All that matters is that we understand the author's point of view as well as possible. When I am studying, I generally assume that the author isn't lying. Whether he's right or wrong is immaterial, as long as he's not lying.
It is obviously possible to say something that isn't true without lying.
If you believe it is true, you are not lying, even if it isn't actually true.
My position is simply "I don't know, but there isn't enough information to say anything other than 'I don't have enough information to suggest a specific belief is valid', so at present, nonbelief is the most reasonable stance"
In other words, "I am not (yet) convinced".
 
Dan
10:36 PM
@ScottS some of these reasons are why I eventually abandoned pseudo-neutrality, despite my recognition that there is no truly neutral position
Essentially, I was asking, please take a starting point for questions as if you were an academic historical-critical scholar, regardless of your actual views
I don't think this is unreasonable given that seems to be the direction the site was intended, but that is because this view aligns closely with my own so it makes sense to me
What I had to learn the hard way was the some people are actually incapable of approaching the text in this manner and do not even understand the very premise of doing so
Early on I saw only those who were unwilling to do so, which is an entirely different manner
*matter
But I should also point out this position has more to do with site viability than my actual preference
I am really not interested in reading many answers that take the perspectives often seen around here
And I do believe an evangelical Christian can work yo from the text in this manner, stating biases along the way
And you are a great example of that in many cases @ScottS - I typically upvote your responses
But you're also a Ph.D. student, and many of the others whose answers I enjoy have a fairly strong academic background, even if not in the field of biblical studies
I've come to realize that the average reader who solely has a devotional interest in the text can barely grasp our site distinctives, let alone follow them
But should we hold higher standards, there would be even fewer questions and fewer answers than there already is
At the same time, I don't believe we should tolerate purely devotional responses, these should be reserved for sites devoted to specific religious traditions
So we end up striking a (dissonant and inconsistent) balance, and I've learned to live with that
Unfortunately it means I don't ask as many questions as if like because I know I won't get good answers in many cases, plus I know how to do my own research
But I still do ask question where I am open to hearing an evangelical perspective or where the question is purely linguistic / historical / literary
Such as my recent question - where I genuinely am not convinced by the theory that John 13-17 is a conflation of multiple sources.
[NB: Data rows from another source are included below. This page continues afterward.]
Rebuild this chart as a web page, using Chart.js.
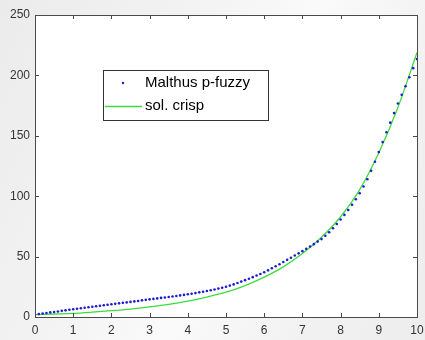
<!DOCTYPE html>
<html>
<head>
<meta charset="utf-8">
<script src="https://cdn.jsdelivr.net/npm/chart.js@4.4.1/dist/chart.umd.min.js"></script>
<style>
  html, body { margin: 0; padding: 0; }
  body {
    width: 425px; height: 340px; overflow: hidden;
    background: linear-gradient(115deg, #ebebeb 0%, #f3f3f3 35%, #fafafa 55%, #f1f1f1 80%, #ededed 100%);
  }
  #grafico { display: block; }
</style>
</head>
<body>
<canvas id="grafico" width="425" height="340"></canvas>
<script>
// Modelo de Malthus: solución p-fuzzy (puntos) vs solución crisp (línea)

// ---------- Datos ----------
const etiquetas = ['Malthus p-fuzzy', 'sol. crisp']

// p-fuzzy: un punto cada 0.1 en t = 0 .. 10
const pasoFuzzy = 0.1
const valoresFuzzy = [
  2.0, 2.4, 2.9, 3.3, 3.8, 4.2, 4.6, 5.1, 5.5, 6.0,
  6.4, 6.8, 7.2, 7.7, 8.1, 8.5, 8.9, 9.3, 9.7, 10.1,
  10.5, 10.9, 11.3, 11.7, 12.1, 12.5, 12.9, 13.3, 13.8, 14.2,
  14.6, 15.0, 15.4, 15.8, 16.2, 16.6, 17.0, 17.4, 17.9, 18.3,
  18.8, 19.3, 19.8, 20.4, 20.9, 21.5, 22.1, 22.8, 23.5, 24.2,
  25.0, 26.0, 27.0, 28.1, 29.3, 30.5, 31.7, 33.0, 34.3, 35.6,
  37.0, 38.6, 40.3, 42.0, 43.7, 45.5, 47.3, 49.1, 50.9, 52.7,
  54.5, 56.4, 58.3, 60.3, 62.4, 64.5, 67.2, 70.2, 73.5, 77.0,
  80.7, 84.5, 88.6, 92.9, 97.5, 102.5, 108.0, 114.0, 121.0, 128.5,
  136.5, 144.8, 152.9, 160.9, 168.8, 176.7, 184.0, 191.0, 198.5, 206.0,
  213.5
]

// solución crisp, leída cada 0.5
const tiempoCrisp = [0, 0.5, 1, 1.5, 2, 2.5, 3, 3.5, 4, 4.5, 5, 5.5, 6, 6.5, 7, 7.5, 8, 8.5, 9, 9.5, 10]
const valoresCrisp = [2.0, 2.5, 3.0, 4.0, 5.2, 6.6, 8.4, 10.5, 13.2, 16.5, 20.5, 26.0, 33.0, 41.5, 52.5, 66.0, 83.0, 105.5, 136.0, 173.5, 219.0]

const ticksX = [0, 1, 2, 3, 4, 5, 6, 7, 8, 9, 10]
const ticksY = [0, 50, 100, 150, 200, 250]

// ---------- Estilo ----------
const AZUL = '#1c1cd0'
const VERDE = '#3ddc3d'
const EJE = '#4a4a4a'
const FUENTE = "'Liberation Sans', Arial, sans-serif"

const puntosFuzzy = valoresFuzzy.map((v, i) => ({ x: Math.round(i * pasoFuzzy * 10) / 10, y: v }))
const puntosCrisp = tiempoCrisp.map((t, i) => ({ x: t, y: valoresCrisp[i] }))

// Fondo blanco del área, caja con ticks hacia adentro y leyenda estilo MATLAB
const estiloMatlab = {
  id: 'estiloMatlab',
  beforeDatasetsDraw(chart) {
    const { ctx, chartArea: a } = chart
    ctx.save()
    ctx.fillStyle = '#fff'
    ctx.fillRect(a.left, a.top, a.right - a.left, a.bottom - a.top)
    ctx.restore()
  },
  afterDatasetsDraw(chart) {
    const { ctx, chartArea: a, scales } = chart
    const largo = 4
    ctx.save()
    ctx.strokeStyle = EJE
    ctx.lineWidth = 1
    ctx.beginPath()
    ticksX.forEach(t => {
      const px = Math.round(scales.x.getPixelForValue(t)) + 0.5
      ctx.moveTo(px, a.bottom); ctx.lineTo(px, a.bottom - largo)
      ctx.moveTo(px, a.top); ctx.lineTo(px, a.top + largo)
    })
    ticksY.forEach(v => {
      const py = Math.round(scales.y.getPixelForValue(v)) + 0.5
      ctx.moveTo(a.left, py); ctx.lineTo(a.left + largo, py)
      ctx.moveTo(a.right, py); ctx.lineTo(a.right - largo, py)
    })
    ctx.stroke()
    ctx.strokeRect(Math.round(a.left) + 0.5, Math.round(a.top) + 0.5,
      Math.round(a.right - a.left), Math.round(a.bottom - a.top))

    // leyenda
    const lx = a.left + 68, ly = a.top + 55, lw = 165, lh = 50
    ctx.fillStyle = '#fff'
    ctx.fillRect(lx, ly, lw, lh)
    ctx.strokeStyle = '#333'
    ctx.strokeRect(lx + 0.5, ly + 0.5, lw, lh)
    ctx.fillStyle = AZUL
    ctx.beginPath()
    ctx.arc(lx + 20, ly + 13, 1.2, 0, Math.PI * 2)
    ctx.fill()
    ctx.strokeStyle = VERDE
    ctx.lineWidth = 1.3
    ctx.beginPath()
    ctx.moveTo(lx + 2, ly + 36.5); ctx.lineTo(lx + 39, ly + 36.5)
    ctx.stroke()
    ctx.fillStyle = '#000'
    ctx.font = '15px ' + FUENTE
    ctx.textBaseline = 'middle'
    ctx.textAlign = 'left'
    ctx.fillText(etiquetas[0], lx + 42, ly + 13)
    ctx.fillText(etiquetas[1], lx + 42, ly + 36)
    ctx.restore()
  }
}

new Chart(document.getElementById('grafico'), {
  type: 'scatter',
  data: {
    datasets: [{
      label: etiquetas[0],
      data: puntosFuzzy,
      showLine: false,
      pointRadius: 1.3,
      pointBorderWidth: 0,
      pointBackgroundColor: AZUL,
      pointBorderColor: AZUL
    }, {
      label: etiquetas[1],
      data: puntosCrisp,
      showLine: true,
      borderColor: VERDE,
      borderWidth: 1.3,
      cubicInterpolationMode: 'monotone',
      pointRadius: 0
    }]
  },
  options: {
    responsive: false,
    animation: false,
    devicePixelRatio: 1,
    layout: { padding: { left: 0, right: 8, top: 15, bottom: 0 } },
    plugins: { legend: { display: false }, tooltip: { enabled: false } },
    scales: {
      x: {
        type: 'linear', min: 0, max: 10,
        afterFit: s => { s.height = 23; s.paddingLeft = 0; s.paddingRight = 0 },
        afterBuildTicks: s => { s.ticks = ticksX.map(v => ({ value: v })) },
        grid: { display: false, drawTicks: false },
        border: { display: false },
        ticks: { color: '#333', padding: 6, maxRotation: 0, font: { family: FUENTE, size: 12 } }
      },
      y: {
        type: 'linear', min: 0, max: 250,
        afterFit: s => { s.width = 35; s.paddingTop = 0; s.paddingBottom = 0 },
        afterBuildTicks: s => { s.ticks = ticksY.map(v => ({ value: v })) },
        grid: { display: false, drawTicks: false },
        border: { display: false },
        ticks: { color: '#333', padding: 5, font: { family: FUENTE, size: 12 } }
      }
    }
  },
  plugins: [estiloMatlab]
})
</script>
</body>
</html>
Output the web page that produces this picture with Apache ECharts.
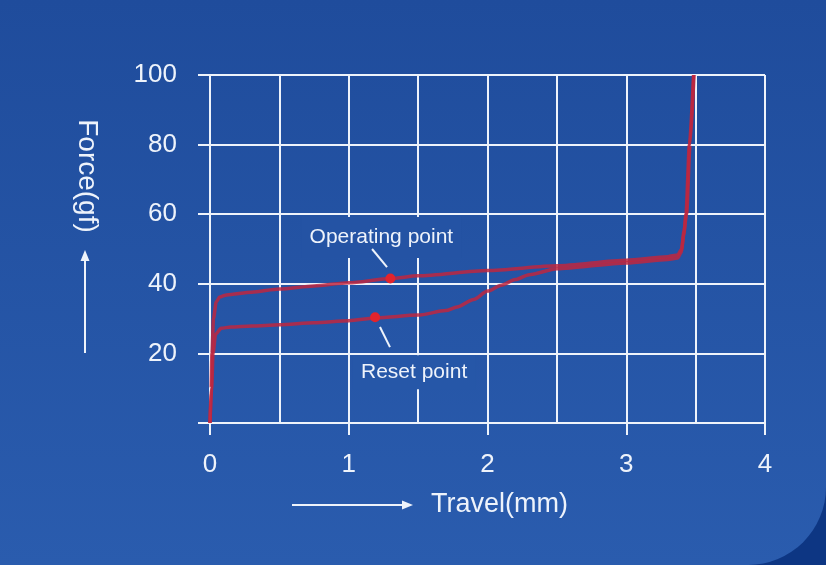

The book seems too well laid out and intentional for such a dismissal of (seemingly) nonsensical narrative
*too
(On my phone, can't edit)
I'm curious to hear why John may have intentionally had Jesus ask that question in that context
(Whether the events actually occurred in that order or not is irrelevant - I want to know why John wrote and compiled it this way - John's entire timeline and date of the death of Jesus differs from the Synoptics so trying to ascertain the historical "realities" is of little concern to me)
<end rant>
 
11:48 PM
@Dan I have to say that the problem of "Where are you going?" "Yeah, where are you going?" "None of you are asking me where I'm going" is enticingly solved via Occam's razor: The narrative is patched together from different sources.
I'm usually a proponent of the most commonsensical explanation.